Hey, fellas, thanks. It’s been a while. Apparently, you noticed. No wonder senior Mfon Udofia was grinning after rising from the wounded and scoring 12 points with gut-check play upon an ankle befitting an accident with a tree a shredder.

“At first, I didn’t know I was going to play. I was on crutches, and barely able to walk,” said the young man with a severely wounded ankle. “This was Georgia, and this is my last year so even if I had to just go out and act like I could play so my guys knew I was here . . . if I had just sat there in a tie and a Polo, those guys wouldn’t have had the same energy.”

Oh, there was quite a bit of that.

Tech razed a mausoleum a while back, and replaced it with a palace fit for Kings and everybody acted like they belonged.

McCamish is cozy, not vacuous. Tuesday’s crowd of 8,600 was part of the show; it was like a reality TV event.

The game itself was no work of art unless, that is, you’re a fan of Viking sports.

Neither team shot the ball well, both teams played defense with a license to mug, and nobody made a statement that said, “Hey, we’ll be there on Selection Sunday.”

Yet the Jackets served notice that they’re moving in that direction.

Udofia shed his crutches and set the Jackets’ mojo, freshman Marcus Georges-Hunt continued his ahead-of-schedule play with a game-high 18, and Tech out-bulldoged the Dogs. The Jackets scrapped.

It started with defense.

Tech forged a 35-22 halftime lead in large measure by tracking and surrounding the Dogs’ fabulous Kentavious Caldwell-Pope.
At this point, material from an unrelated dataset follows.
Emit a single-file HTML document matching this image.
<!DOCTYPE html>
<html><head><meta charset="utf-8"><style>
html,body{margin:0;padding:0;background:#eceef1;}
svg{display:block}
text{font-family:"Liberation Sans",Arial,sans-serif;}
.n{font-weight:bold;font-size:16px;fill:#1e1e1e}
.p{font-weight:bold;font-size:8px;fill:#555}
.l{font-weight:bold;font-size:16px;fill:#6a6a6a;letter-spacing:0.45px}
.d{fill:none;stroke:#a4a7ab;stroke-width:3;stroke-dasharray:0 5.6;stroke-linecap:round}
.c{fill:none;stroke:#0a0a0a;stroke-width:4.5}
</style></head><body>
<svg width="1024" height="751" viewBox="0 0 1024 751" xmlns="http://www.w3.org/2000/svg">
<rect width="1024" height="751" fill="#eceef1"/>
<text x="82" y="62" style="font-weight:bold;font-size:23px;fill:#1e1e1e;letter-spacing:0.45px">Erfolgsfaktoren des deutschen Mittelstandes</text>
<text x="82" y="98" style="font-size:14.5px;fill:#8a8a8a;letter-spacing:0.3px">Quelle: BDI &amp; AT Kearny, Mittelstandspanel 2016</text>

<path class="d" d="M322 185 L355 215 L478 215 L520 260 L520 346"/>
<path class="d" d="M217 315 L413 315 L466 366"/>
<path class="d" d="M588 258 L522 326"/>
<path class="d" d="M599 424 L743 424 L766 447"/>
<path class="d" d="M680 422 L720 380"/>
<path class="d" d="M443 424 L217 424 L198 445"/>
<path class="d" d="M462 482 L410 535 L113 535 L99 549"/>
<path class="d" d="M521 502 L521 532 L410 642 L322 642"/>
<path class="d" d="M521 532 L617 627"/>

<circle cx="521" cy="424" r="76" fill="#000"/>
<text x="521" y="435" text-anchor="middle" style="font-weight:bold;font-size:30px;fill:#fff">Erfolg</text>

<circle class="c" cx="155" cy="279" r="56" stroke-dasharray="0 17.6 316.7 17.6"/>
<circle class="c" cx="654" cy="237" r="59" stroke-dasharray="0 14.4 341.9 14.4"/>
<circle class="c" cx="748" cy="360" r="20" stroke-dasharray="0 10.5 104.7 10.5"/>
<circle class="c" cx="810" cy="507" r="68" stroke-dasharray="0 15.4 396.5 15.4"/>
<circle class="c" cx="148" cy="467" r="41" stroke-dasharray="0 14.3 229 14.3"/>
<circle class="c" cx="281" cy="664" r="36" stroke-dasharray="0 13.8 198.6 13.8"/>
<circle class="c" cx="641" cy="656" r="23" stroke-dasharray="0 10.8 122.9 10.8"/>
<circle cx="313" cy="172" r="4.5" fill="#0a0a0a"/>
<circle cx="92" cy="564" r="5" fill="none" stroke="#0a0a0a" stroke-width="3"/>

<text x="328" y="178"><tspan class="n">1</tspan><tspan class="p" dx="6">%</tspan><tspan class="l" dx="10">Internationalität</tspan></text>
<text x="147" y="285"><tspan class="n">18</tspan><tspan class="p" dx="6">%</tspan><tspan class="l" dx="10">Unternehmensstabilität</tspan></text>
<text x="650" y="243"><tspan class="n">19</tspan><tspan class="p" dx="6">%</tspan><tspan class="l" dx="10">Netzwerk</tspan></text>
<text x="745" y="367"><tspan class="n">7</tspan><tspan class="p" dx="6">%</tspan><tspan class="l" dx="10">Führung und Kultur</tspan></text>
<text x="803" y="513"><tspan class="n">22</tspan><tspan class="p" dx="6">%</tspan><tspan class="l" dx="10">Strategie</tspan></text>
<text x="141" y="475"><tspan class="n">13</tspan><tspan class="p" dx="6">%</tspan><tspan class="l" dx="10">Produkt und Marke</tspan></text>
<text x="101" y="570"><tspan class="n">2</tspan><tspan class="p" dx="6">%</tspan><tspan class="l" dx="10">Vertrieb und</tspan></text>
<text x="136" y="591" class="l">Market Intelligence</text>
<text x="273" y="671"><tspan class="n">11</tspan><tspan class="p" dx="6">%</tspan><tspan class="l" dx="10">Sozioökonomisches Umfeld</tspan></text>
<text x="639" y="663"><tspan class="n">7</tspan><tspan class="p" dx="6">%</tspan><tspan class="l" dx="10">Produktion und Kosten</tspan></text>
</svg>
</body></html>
The precocious sophomore was limited to four points on 2-for-6 shooting and two turnovers in the first half, when the Dogs shot 34.6 percent and made just 1-of-9 shots from 3-point distance.
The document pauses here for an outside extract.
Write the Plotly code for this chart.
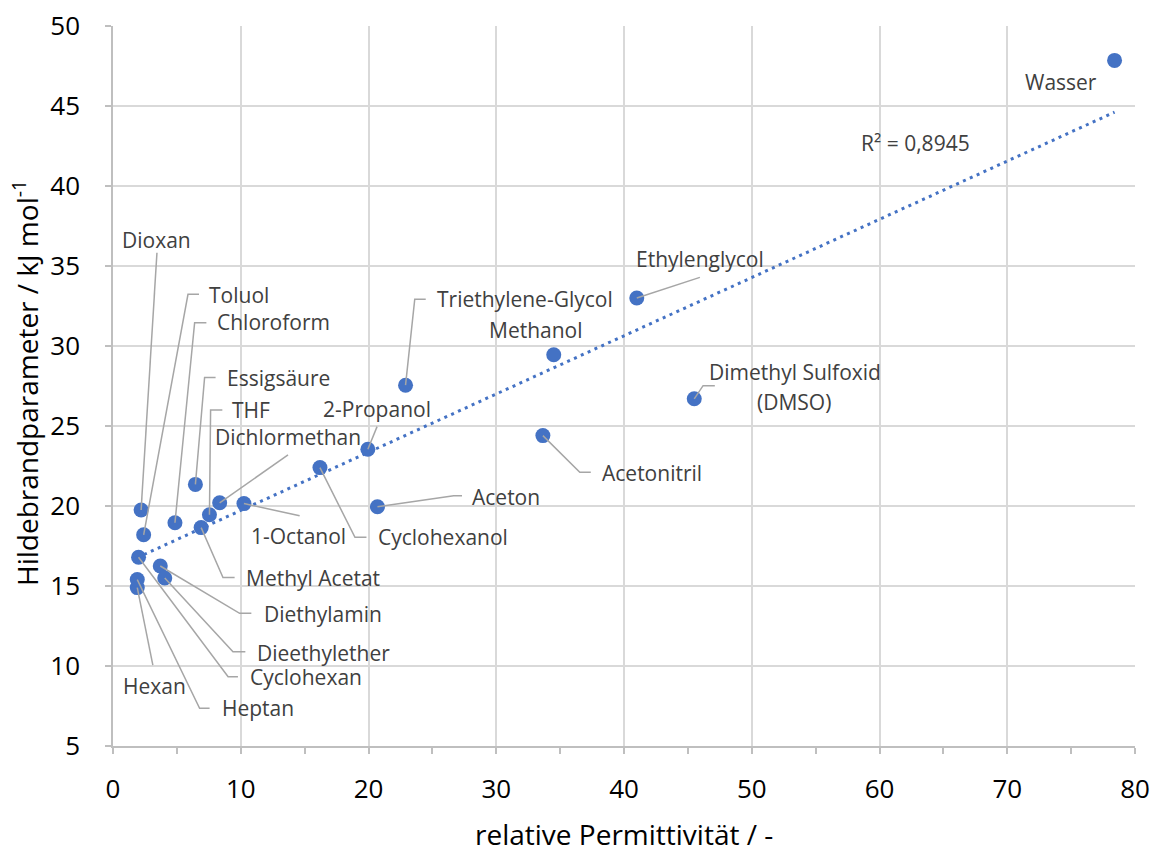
import numpy as np
import plotly.graph_objects as go

# ---- data ----
solvents = ["Dioxan", "Toluol", "Chloroform", "Essigsäure", "THF", "Dichlormethan",
            "1-Octanol", "Methyl Acetat", "Diethylamin", "Dieethylether", "Cyclohexan",
            "Hexan", "Heptan", "2-Propanol", "Cyclohexanol", "Aceton",
            "Triethylene-Glycol", "Methanol", "Ethylenglycol", "Dimethyl Sulfoxid",
            "Acetonitril", "Wasser"]
permittivity = [2.2, 2.4, 4.85, 6.45, 7.55, 8.35,
                10.25, 6.9, 3.7, 4.05, 2.0,
                1.9, 1.9, 19.95, 16.2, 20.7,
                22.9, 34.5, 41.0, 45.5,
                33.65, 78.4]
hildebrand = [19.75, 18.2, 18.95, 21.35, 19.45, 20.2,
              20.15, 18.65, 16.25, 15.5, 16.8,
              14.9, 15.4, 23.55, 22.4, 19.95,
              27.55, 29.45, 33.0, 26.7,
              24.4, 47.85]
r2_text = "R² = 0,8945"
x_title = "relative Permittivität / -"
y_title = "Hildebrandparameter / kJ mol<sup>-1</sup>"

# ---- label placement (text position, anchor, leader-line bend points) ----
label_layout = {
    "Dioxan":            dict(tx=3.41, ty=36.62, anchor="center", path=[(3.44, 35.83)]),
    "Toluol":            dict(tx=7.33, ty=33.2, anchor="left", path=[(5.87, 33.23), (6.73, 33.23)]),
    "Chloroform":        dict(tx=7.96, ty=31.48, anchor="left", path=[(6.39, 31.46), (7.31, 31.46)]),
    "Essigsäure":        dict(tx=8.74, ty=28.0, anchor="left", path=[(7.17, 28.03), (8.03, 28.03)]),
    "THF":               dict(tx=9.13, ty=26.0, anchor="left", path=[(7.64, 26.0), (8.56, 26.0)]),
    "Dichlormethan":     dict(tx=13.67, ty=24.33, anchor="center", path=[(13.70, 23.19)]),
    "1-Octanol":         dict(tx=14.53, ty=18.12, anchor="center", path=[(14.61, 19.39)]),
    "Methyl Acetat":     dict(tx=10.25, ty=15.48, anchor="left", path=[(8.61, 15.53), (9.52, 15.53)]),
    "Diethylamin":       dict(tx=11.66, ty=13.23, anchor="left", path=[(9.91, 13.29), (10.83, 13.29)]),
    "Dieethylether":     dict(tx=11.09, ty=10.79, anchor="left", path=[(9.39, 10.89), (10.36, 10.89)]),
    "Cyclohexan":        dict(tx=10.56, ty=9.33, anchor="left", path=[(9.01, 9.33), (9.78, 9.33)]),
    "Hexan":             dict(tx=3.22, ty=8.75, anchor="center", path=[(3.12, 10.06)]),
    "Heptan":            dict(tx=8.35, ty=7.36, anchor="left", path=[(6.78, 7.36), (7.56, 7.36)]),
    "2-Propanol":        dict(tx=20.64, ty=26.04, anchor="center", path=[(20.67, 24.96)]),
    "Cyclohexanol":      dict(tx=20.56, ty=18.04, anchor="left", path=[(18.94, 18.04), (19.84, 18.04)]),
    "Aceton":            dict(tx=27.98, ty=20.58, anchor="left", path=[(26.67, 20.64), (27.32, 20.64)]),
    "Triethylene-Glycol": dict(tx=25.18, ty=32.92, anchor="left", path=[(23.62, 32.92), (24.48, 32.92)]),
    "Methanol":          dict(tx=33.12, ty=31.0, anchor="center", path=[]),
    "Ethylenglycol":     dict(tx=45.94, ty=35.42, anchor="center", path=[(45.94, 34.29)]),
    "Dimethyl Sulfoxid": dict(tx=53.42, ty=28.39, anchor="center", path=[(46.19, 27.52), (47.11, 27.52)]),
    "Acetonitril":       dict(tx=38.11, ty=22.04, anchor="left", path=[(36.54, 22.11), (37.40, 22.11)]),
    "Wasser":            dict(tx=74.17, ty=46.52, anchor="center", path=[]),
}
extra_labels = [("(DMSO)", 53.30, 26.5, "center"), (r2_text, 62.85, 42.67, "center")]

BLUE = "#4472C4"
GRID = "#d9d9d9"
LEADER = "#a6a6a6"
TEXT = "#404040"
FONT = "Open Sans"
LABEL_SIZE = 21

fig = go.Figure()

# data points
fig.add_trace(go.Scatter(x=permittivity, y=hildebrand, mode="markers",
                         marker=dict(color=BLUE, size=15, line=dict(width=0)),
                         hovertext=solvents, showlegend=False))

# linear trendline
slope, intercept = np.polyfit(permittivity, hildebrand, 1)
xf = np.array([min(permittivity), max(permittivity)])
fig.add_trace(go.Scatter(x=xf, y=slope * xf + intercept, mode="lines",
                         line=dict(color=BLUE, width=3, dash="3px,4.5px"),
                         showlegend=False, hoverinfo="skip"))

# leader lines
lx, ly = [], []
for name, px, py in zip(solvents, permittivity, hildebrand):
    path = label_layout[name]["path"]
    if not path:
        continue
    lx.append(px); ly.append(py)
    for (a, b) in path:
        lx.append(a); ly.append(b)
    lx.append(None); ly.append(None)
fig.add_trace(go.Scatter(x=lx, y=ly, mode="lines",
                         line=dict(color=LEADER, width=1.5),
                         showlegend=False, hoverinfo="skip"))

annotations = []
for name in solvents:
    L = label_layout[name]
    annotations.append(dict(x=L["tx"], y=L["ty"], text=name, showarrow=False,
                            xanchor=L["anchor"], yanchor="middle",
                            font=dict(family=FONT, size=LABEL_SIZE, color=TEXT)))
for text, tx, ty, anc in extra_labels:
    annotations.append(dict(x=tx, y=ty, text=text, showarrow=False,
                            xanchor=anc, yanchor="middle",
                            font=dict(family=FONT, size=LABEL_SIZE, color=TEXT)))

# axis titles
annotations.append(dict(x=0.5, y=0, xref="paper", yref="paper", text=x_title,
                        showarrow=False, xanchor="center", yanchor="middle", yshift=-88,
                        font=dict(family=FONT, size=28, color="#000000")))
annotations.append(dict(x=0, y=0.5, xref="paper", yref="paper", text=y_title,
                        showarrow=False, textangle=-90, xanchor="center", yanchor="middle",
                        xshift=-88, yshift=3,
                        font=dict(family=FONT, size=28, color="#000000")))

fig.update_layout(
    width=1154, height=847,
    margin=dict(l=113, r=19, t=26, b=101),
    paper_bgcolor="white", plot_bgcolor="white",
    annotations=annotations,
    font=dict(family=FONT, color="#000000"),
    xaxis=dict(range=[0, 80], dtick=10, tick0=0, showgrid=True, gridcolor=GRID, gridwidth=1.5,
               zeroline=False, showline=True, linecolor="#bfbfbf", linewidth=1.5,
               ticks="outside", ticklen=6, tickcolor="#bfbfbf", tickwidth=1.5,
               minor=dict(dtick=5, tick0=0, ticks="outside", ticklen=6, tickcolor="#bfbfbf",
                          tickwidth=1.5, showgrid=False),
               tickfont=dict(family=FONT, size=26, color="#000000"),
               ticklabelstandoff=13, automargin=False, ticklabeloverflow="allow"),
    yaxis=dict(range=[5, 50], dtick=5, tick0=5, showgrid=True, gridcolor=GRID, gridwidth=1.5,
               zeroline=False, showline=True, linecolor="#bfbfbf", linewidth=1.5,
               ticks="outside", ticklen=6, tickcolor="#bfbfbf", tickwidth=1.5,
               tickfont=dict(family=FONT, size=26, color="#000000"),
               ticklabelstandoff=20, automargin=False, ticklabeloverflow="allow"),
)

# remove the default page margin so the figure fills the window exactly
fig.write_html("out.html",
               config={"displayModeBar": False},
               post_script="document.body.style.margin='0';document.body.style.overflow='hidden';")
On the other end of the court, the Jackets turned the ball over just twice – an enormous development for a team that last year was among the nation’s most generous in terms of turnovers.

Sure, Tech was also at 34.6 percent for the half, but add the Jackets’ 6-for-10 tally from trey land in that time, and an 11-of-14 count from the free throw line, and, wow! There were developments.

After building a 15-point lead, the Jackets were a little sketchy as the stretch approached, and their offensive efficiency was stretched thin with nine second-half turnovers and free throw shooting that did not keep pace with the first half (11-for-14 before halftime, and 10-for-18 after).

But a funny, or rather unusual, thing happened: the Jackets clutched up as time wound down.

Caldwell-Pope was scoring in the second half, although the Jackets continued to make him a high-volume, modest-impact scorer (he made 3-of-12 shots after half on the way to scoring 16 points), and he grabbed nine of his game-high 12 rebounds.

But Jason Morris blocked him at the 2:26 mark, Udofia drove fearlessly just inside the final minute for a three-point play (“I saw the shot click winding down,” he said. “I was scared to go to the basket [because of his ankle], but I went anyway. I was surprised it went in,)” and resurgent center Daniel Miller (six points, eight rebounds, three blocked shots) rejected Caldwell-Pope again moments later.

Each time, The Mac thundered.

This was stout stuff, and it was fun.

“It’s a great feeling,” Udofia said. “Every year you’ve got that game on your schedule, and it’s a must win. I can talk to [Georgia’s] Donte [Williams] and Brandon [Morris], my high school teammates.”